Concerts will begin on October 30th.
Piffaro, Philadelphia's Renaissance Wind Band, has elected to forgo live concerts in the 20/21 season. However, executive director Shannon Cline sees a silver lining to presenting concerts online. "Our enforced absence from the stage provides our period music specialists an intriguing opportunity to explore the relationship that people had with music 500 years ago, in a time before concert halls. Without the practical challenges of accommodating hundreds of attendees, we can make music in spaces that more closely resemble those for which it was written. The video camera can bring our viewers right into the musicians' shared performance space, and the musicians into the viewers' domestic habitat, mimicking the more intimate relationship between musician and listener that people in that period enjoyed."
Each hour-long program will premiere on a Friday evening with musicians available for a live chat and remain available for viewing on demand for one week.
Digital tickets ($15) and subscriptions ($60) are available online at Piffaro.org or by calling 215-235-8469.
Watch Party, Oct 30 @ 7:30PM
The quiet streets of Philadelphia's Germantown neighborhood aren't so quiet on Monday evenings, when the forty-seven bells of one of the continent's oldest carillons ring out from the Miraculous Medallion Shrine's 125-foot bell tower.
The carillon came into its own four hundred years ago, when a blind musician named Jacob Van Eyck worked with craftsmen in Utrecht to develop new techniques for casting bells so that they would play more tunefully. His astonishing sense of hearing allowed him to register overtones undetectable to most ears. He also had a prodigious musical memory and would play hundreds of tunes on his little recorder in the courtyards of the city's churches.
Miraculous Medallion Shrine's internationally recognized carillonneur, Janet Tebbel, joined Piffaro's musicians on site last month to film a program honoring the blind musician and his legacy, the beautiful bells of Germantown. Tebbel played tunes from her perch in the bell tower while Piffaro's recorders, shawms, sackbuts and dulcians answered from the private courtyard of the church.
Watch Party, Dec 18 @ 7:30PM
December's holiday program will highlight seasonal favorites in a multitude of settings from composers throughout renaissance Europe and the New World, emphasizing the quiet respite and reminder of life's potentials that music can provide in unquiet times. Viewers will be invited to sing along with Piffaro's full panoply of period wind instruments: shawms, sackbuts and dulcians, full consorts of recorders, and the nasal sweetness of a gaggle of krumhorns.
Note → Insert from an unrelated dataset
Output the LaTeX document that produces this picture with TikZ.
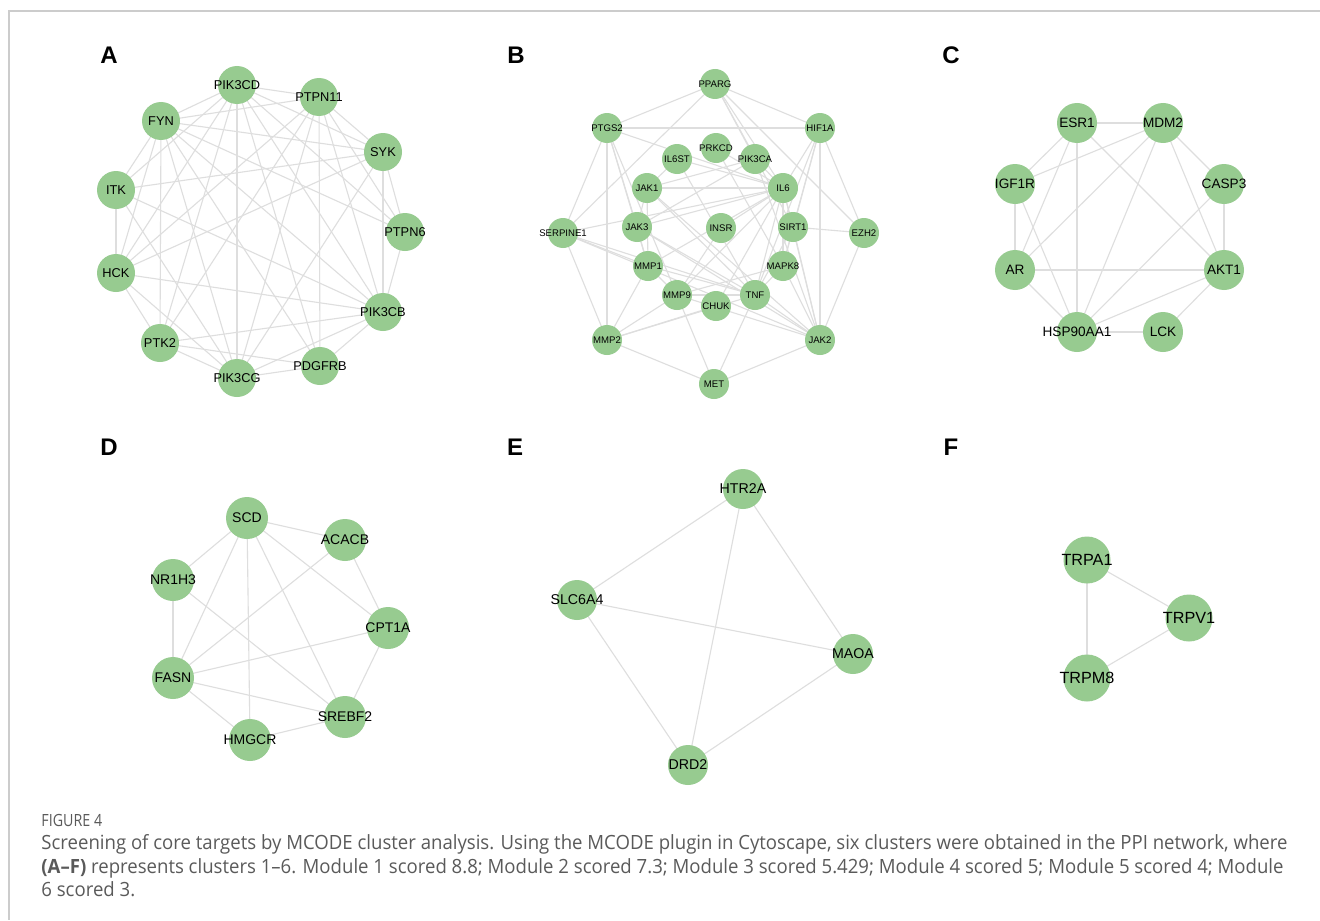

Watch Party, Mar 5 @ 7:30PM
The opportunity to revisit a popular production that would otherwise be too expensive to remount is a silver lining in a digital season. Piffaro's 2016 program, The Musical World of Don Quixote, was a major event for the ensemble. Creatively curated by band member Grant Herreid, it features the artistry of numerous guests, including soprano Nell Snaidas, the male vocal quartet New York Polyphony, GRAMMY Award-winning percussionist Glen Velez, guitarist Charles Weaver, and Spanish dulcian player (and frequent Jordi Savall collaborator) Josep Boras. Choreographer Christopher Williams, stage director Leland Kimball, and lighting designer Adam Mack helped create movement and atmosphere that enhanced the arc of the story, resulting in deeply moving experience.
Watch Party, May 7 @ 7:30PM
Philadelphia's early music scene thrives more with each passing year. One of the newcomers, the baroque chamber ensemble Kleine Kammermusik, echoes Piffaro's particular focus on wind instruments, which were the dominant sound before the upstart violin took the classical world by storm. Kleine Kammermusik joins Piffaro in charting the development of the fugue, from its 15th c. beginnings in the hands of Johannes Ockeghem through J.S. Bach's 18th c. masterwork, Der Kunst der Fuge.